Auch das Risiko eines Suchtverhaltens kam zur Sprache. Eine eigenständige Diagnose „Mediensucht“ gibt es zwar (noch) nicht, aber verschiedene Faktoren können beobachtet werden, wie etwa die Dauer der Nutzung oder der Konsum bestimmter Inhalte. Und dennoch ist die Beurteilung schwierig: Manche Jugendliche spielen drei Stunden am Tag oder länger und verhalten sich sonst normal. Manche spielen zehn Minuten und werden aggressiv, wenn sie aufhören (müssen). Wichtiger ist die Frage: Was leidet unter der Mediennutzung des Kindes oder Jugendlichen? Eltern sollten erkennen, wenn sich der Alltag ihrer Kinder nur noch um das Handy dreht oder sie sich nicht mehr mit sich selbst beschäftigen können.

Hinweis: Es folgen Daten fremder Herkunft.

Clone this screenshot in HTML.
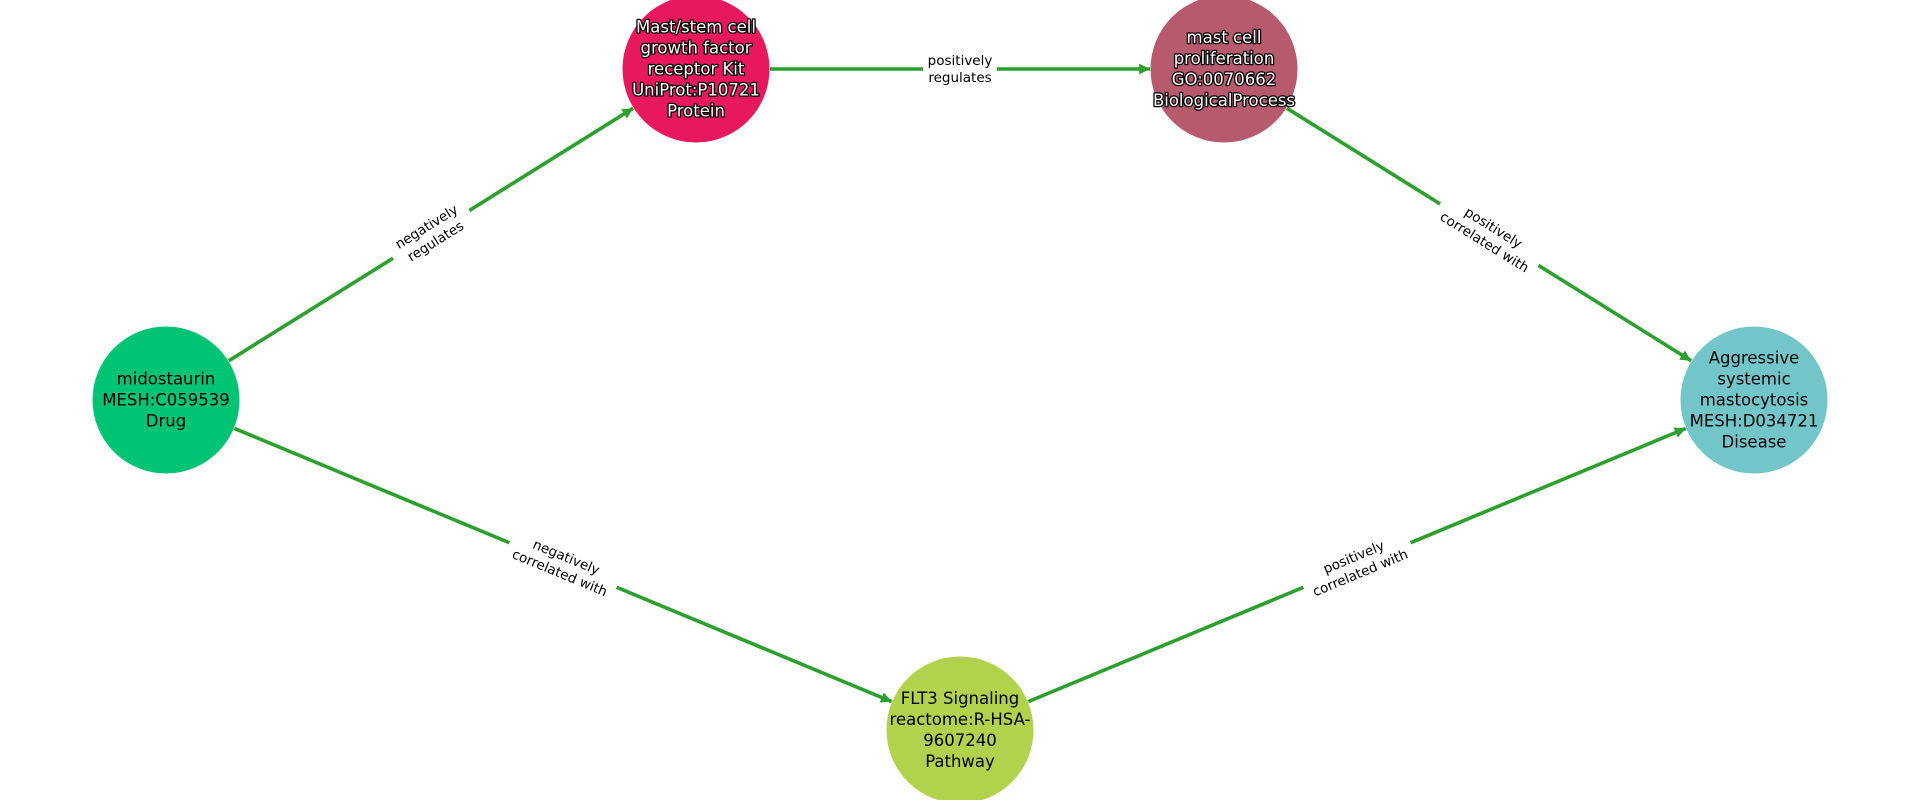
<!DOCTYPE html>
<html><head><meta charset="utf-8"><style>
html,body{margin:0;padding:0;background:#fff;}
svg{display:block;}
text{font-family:"DejaVu Sans","Liberation Sans",sans-serif;}
.n{font-size:16.5px;fill:#000;text-anchor:middle;dominant-baseline:central;}
.w{fill:#fff;stroke:#000;stroke-width:2.6px;paint-order:stroke;stroke-linejoin:round;}
.e{font-size:13.5px;fill:#000;text-anchor:middle;dominant-baseline:central;}
line{stroke:#2ca02c;stroke-width:3.6;}
</style></head><body>
<svg width="1920" height="800" viewBox="0 0 1920 800" xmlns="http://www.w3.org/2000/svg">
<defs>
<marker id="a" viewBox="0 0 10 10" refX="10" refY="5" markerWidth="3" markerHeight="3" orient="auto" markerUnits="strokeWidth">
<path d="M0,0 L10,5 L0,10 z" fill="#2ca02c"/>
</marker>
</defs>
<line x1="228.8" y1="360.8" x2="633.2" y2="108.2" marker-end="url(#a)"/>
<line x1="770" y1="69" x2="1150" y2="69" marker-end="url(#a)"/>
<line x1="1286.8" y1="108.2" x2="1691.2" y2="360.8" marker-end="url(#a)"/>
<line x1="234.3" y1="428.4" x2="891.7" y2="701.6" marker-end="url(#a)"/>
<line x1="1028.3" y1="701.6" x2="1685.7" y2="428.4" marker-end="url(#a)"/>

<g transform="translate(431,234) rotate(-31.9)"><rect x="-45" y="-19" width="90" height="38" fill="#fff"/><text class="e" y="-8">negatively</text><text class="e" y="9">regulates</text></g>
<g transform="translate(960,69)"><rect x="-37" y="-19" width="74" height="38" fill="#fff"/><text class="e" y="-8">positively</text><text class="e" y="9">regulates</text></g>
<g transform="translate(1489,235) rotate(31.9)"><rect x="-58" y="-19" width="116" height="38" fill="#fff"/><text class="e" y="-8">positively</text><text class="e" y="9">correlated with</text></g>
<g transform="translate(563,565) rotate(22.6)"><rect x="-58" y="-19" width="116" height="38" fill="#fff"/><text class="e" y="-8">negatively</text><text class="e" y="9">correlated with</text></g>
<g transform="translate(1357,565) rotate(-22.6)"><rect x="-58" y="-19" width="116" height="38" fill="#fff"/><text class="e" y="-8">positively</text><text class="e" y="9">correlated with</text></g>

<circle cx="166" cy="400" r="73.5" fill="#00c473"/>
<circle cx="696" cy="69" r="73.5" fill="#e8185f"/>
<circle cx="1224" cy="69" r="73.5" fill="#b85a6e"/>
<circle cx="1754" cy="400" r="73.5" fill="#72c6c9"/>
<circle cx="960" cy="730" r="73.5" fill="#b0d24c"/>

<text class="n" x="166" y="379">midostaurin</text>
<text class="n" x="166" y="400">MESH:C059539</text>
<text class="n" x="166" y="421">Drug</text>

<text class="n w" x="696" y="27">Mast/stem cell</text>
<text class="n w" x="696" y="48">growth factor</text>
<text class="n w" x="696" y="69">receptor Kit</text>
<text class="n w" x="696" y="90">UniProt:P10721</text>
<text class="n w" x="696" y="111">Protein</text>

<text class="n w" x="1224" y="37.5">mast cell</text>
<text class="n w" x="1224" y="58.5">proliferation</text>
<text class="n w" x="1224" y="79.5">GO:0070662</text>
<text class="n w" x="1224" y="100.5">BiologicalProcess</text>

<text class="n" x="1754" y="358">Aggressive</text>
<text class="n" x="1754" y="379">systemic</text>
<text class="n" x="1754" y="400">mastocytosis</text>
<text class="n" x="1754" y="421">MESH:D034721</text>
<text class="n" x="1754" y="442">Disease</text>

<text class="n" x="960" y="698.5">FLT3 Signaling</text>
<text class="n" x="960" y="719.5">reactome:R-HSA-</text>
<text class="n" x="960" y="740.5">9607240</text>
<text class="n" x="960" y="761.5">Pathway</text>
</svg>
</body></html>
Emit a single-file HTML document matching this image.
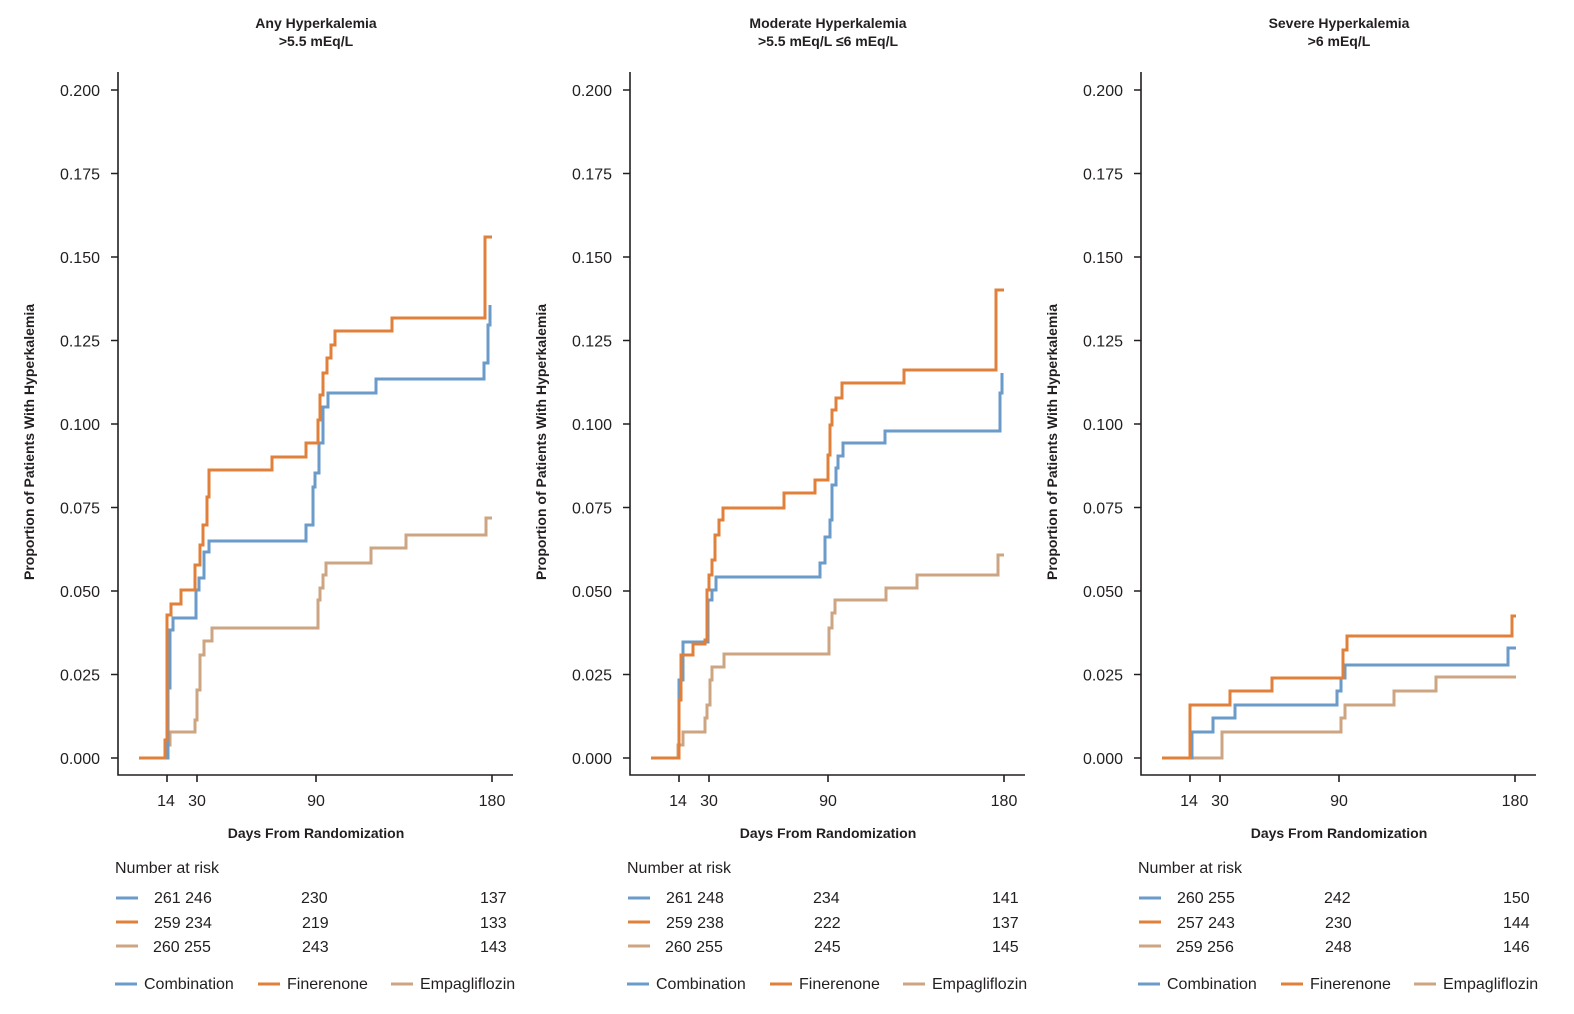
<!DOCTYPE html>
<html><head><meta charset="utf-8"><style>
html,body{margin:0;padding:0;background:#fff;overflow:hidden;width:1574px;height:1014px;}
svg{display:block;font-family:"Liberation Sans",sans-serif;}
.t{font-weight:bold;font-size:14px;fill:#231f20;text-anchor:middle;}
.tk{font-size:16px;fill:#231f20;}
.ax{stroke:#231f20;stroke-width:1.6;fill:none;}
.c{fill:none;stroke-width:3;}
.b{stroke:#6b9bc8;}.o{stroke:#e0803a;}.n{stroke:#cda583;}
</style></head><body>
<svg width="1574" height="1014" viewBox="0 0 1574 1014">
<defs>
<g id="axes">
<path class="ax" d="M118,72 V775 H513"/>
<path class="ax" d="M111,90H118M111,173.5H118M111,257H118M111,340.5H118M111,424H118M111,507.5H118M111,591H118M111,674.5H118M111,758H118"/>
<path class="ax" d="M167,775V782M197,775V782M316,775V782M492,775V782"/>
<g class="tk" text-anchor="end">
<text x="100" y="96">0.200</text><text x="100" y="179.5">0.175</text><text x="100" y="263">0.150</text><text x="100" y="346.5">0.125</text><text x="100" y="430">0.100</text><text x="100" y="513.5">0.075</text><text x="100" y="597">0.050</text><text x="100" y="680.5">0.025</text><text x="100" y="764">0.000</text>
</g>
<g class="tk" text-anchor="middle">
<text x="166" y="806">14</text><text x="197" y="806">30</text><text x="316" y="806">90</text><text x="492" y="806">180</text>
</g>
<text x="316" y="838" class="t">Days From Randomization</text>
<text x="34" y="442" class="t" transform="rotate(-90 34 442)">Proportion of Patients With Hyperkalemia</text>
<text x="115" y="873" class="tk">Number at risk</text>
<path class="c b" d="M116,898H138"/><path class="c o" d="M116,922H138"/><path class="c n" d="M116,946H138"/>
<path class="c b" d="M115,984H137"/><path class="c o" d="M258,984H280"/><path class="c n" d="M391,984H413"/>
<text x="144" y="989" class="tk">Combination</text><text x="287" y="989" class="tk">Finerenone</text><text x="420" y="989" class="tk">Empagliflozin</text>
</g>
</defs>

<g>
<use href="#axes"/>
<text x="316" y="28" class="t">Any Hyperkalemia</text><text x="316" y="46" class="t">&gt;5.5 mEq/L</text>
<g class="tk"><text x="154" y="903">261 246</text><text x="301" y="903">230</text><text x="480" y="903">137</text>
<text x="154" y="928">259 234</text><text x="302" y="928">219</text><text x="480" y="928">133</text>
<text x="153" y="952">260 255</text><text x="302" y="952">243</text><text x="480" y="952">143</text></g>
<path class="c n" d="M139,758 H166 V745 H170 V732 H195 V720 H197 V690 H200 V655 H204 V641 H212 V628 H318 V600 H320 V588 H323 V575 H326 V563 H371 V548 H406 V535 H486 V518 H492"/>
<path class="c b" d="M139,758 H168 V688 H170 V630 H173 V618 H196 V590 H199 V578 H204 V552 H209 V541 H306 V525 H313 V487 H315 V473 H319 V443 H323 V407 H328 V393 H376 V379 H484 V363 H488 V325 H490 V305"/>
<path class="c o" d="M139,758 H165 V740 H167 V615 H171 V604 H181 V590 H195 V565 H200 V545 H203 V525 H207 V497 H209 V470 H272 V457 H306 V443 H318 V420 H320 V395 H323 V373 H327 V358 H331 V345 H335 V331 H392 V318 H485 V237 H492"/>
</g>

<g transform="translate(512,0)">
<use href="#axes"/>
<text x="316" y="28" class="t">Moderate Hyperkalemia</text><text x="316" y="46" class="t">&gt;5.5 mEq/L ≤6 mEq/L</text>
<g class="tk"><text x="154" y="903">261 248</text><text x="301" y="903">234</text><text x="480" y="903">141</text>
<text x="154" y="928">259 238</text><text x="302" y="928">222</text><text x="480" y="928">137</text>
<text x="153" y="952">260 255</text><text x="302" y="952">245</text><text x="480" y="952">145</text></g>
<path class="c n" d="M139,758 H166 V745 H171 V732 H193 V718 H195 V705 H198 V680 H200 V667 H212 V654 H317 V628 H320 V613 H323 V600 H374 V588 H405 V575 H486 V555 H492"/>
<path class="c b" d="M139,758 H167 V680 H171 V642 H196 V600 H200 V590 H204 V577 H308 V563 H313 V537 H318 V520 H320 V485 H324 V468 H326 V456 H331 V443 H373 V431 H488 V393 H490 V373"/>
<path class="c o" d="M139,758 H167 V700 H169 V655 H181 V644 H193 V640 H195 V590 H197 V575 H200 V560 H203 V535 H207 V520 H211 V508 H272 V493 H303 V480 H316 V455 H318 V425 H320 V410 H324 V398 H330 V383 H392 V370 H484 V290 H492"/>
</g>

<g transform="translate(1023,0)">
<use href="#axes"/>
<text x="316" y="28" class="t">Severe Hyperkalemia</text><text x="316" y="46" class="t">&gt;6 mEq/L</text>
<g class="tk"><text x="154" y="903">260 255</text><text x="301" y="903">242</text><text x="480" y="903">150</text>
<text x="154" y="928">257 243</text><text x="302" y="928">230</text><text x="480" y="928">144</text>
<text x="153" y="952">259 256</text><text x="302" y="952">248</text><text x="480" y="952">146</text></g>
<path class="c n" d="M139,758 H199 V732 H318 V718 H322 V705 H371 V691 H413 V677 H493"/>
<path class="c b" d="M139,758 H169 V732 H190 V718 H212 V705 H314 V691 H318 V678 H322 V665 H485 V648 H493"/>
<path class="c o" d="M139,758 H167 V705 H207 V691 H249 V678 H320 V650 H324 V636 H489 V616 H493"/>
</g>
</svg>
</body></html>
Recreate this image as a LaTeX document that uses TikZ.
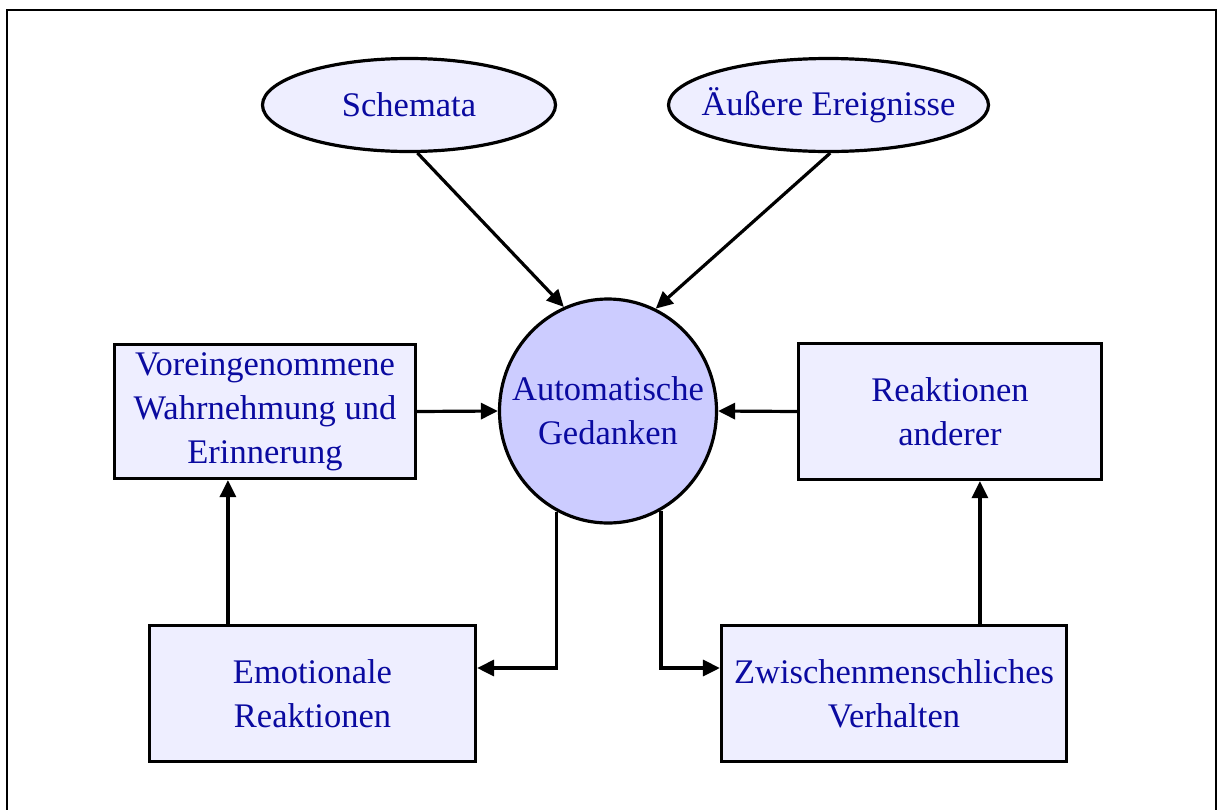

Auszeiten für das Handy festlegen
Ein zunehmendes Risiko besteht auch beim so genannten Sexting: Jugendliche versenden erotische Bilder von sich selbst. Die Folgen werden ihnen oft erst bei unerlaubten Veröffentlichungen klar, oft im Zusammenhang mit Mobbing. Weniger bekannt, aber unter Umständen noch gefährlichere Konsequenzen hat das „Cybergrooming“, bei dem sich Erwachsene unter falscher Identität über die sozialen Netzwerke an Kinder oder Jugendliche heranmachen.
Seit Jahren unter Experten umstritten ist der Einfluss des Handygebrauchs auf das Gehirn Heranwachsender. Der Ulmer Forscher Manfred Spitzer und der Braunschweiger Neurobiologe Martin Korte haben festgestellt, dass Merkfähigkeit und Konzentrationsvermögen abnehmen. Wer viel auf dem Display herumklickt, lässt sich leichter ablenken. Deshalb sei es wichtig, strikte Auszeiten für „Handy & Co.“ festzulegen, betonte Janine Dietrich. Obwohl es eine stetige Herausforderung ist, das richtige Maß im Umgang mit dem Smartphone zu finden, sollte man alles daran setzen, die Kinder und Jugendlichen für die Risiken zu sensibilisieren. Wichtig ist, dass die Eltern Vorbilder sind. Wenn am Esstisch abgemacht ist das Handy nicht zu nutzen, müssen auch die Eltern das Handy weglegen.
Mit einer Liste von Adressen und Hinweisen gab Frau Dietrich den Interessierten eine Hilfe an die Hand. Fazit: Seit im Jahr 2007 das iPhone eingeführt wurde, tragen wir das Internet mit einer Fülle von Informationen im Telefon bei uns. Das Smartphone hat sich flächendeckend durchgesetzt, weil es diesen Mehrwert bietet. Man muss es nur richtig nutzen.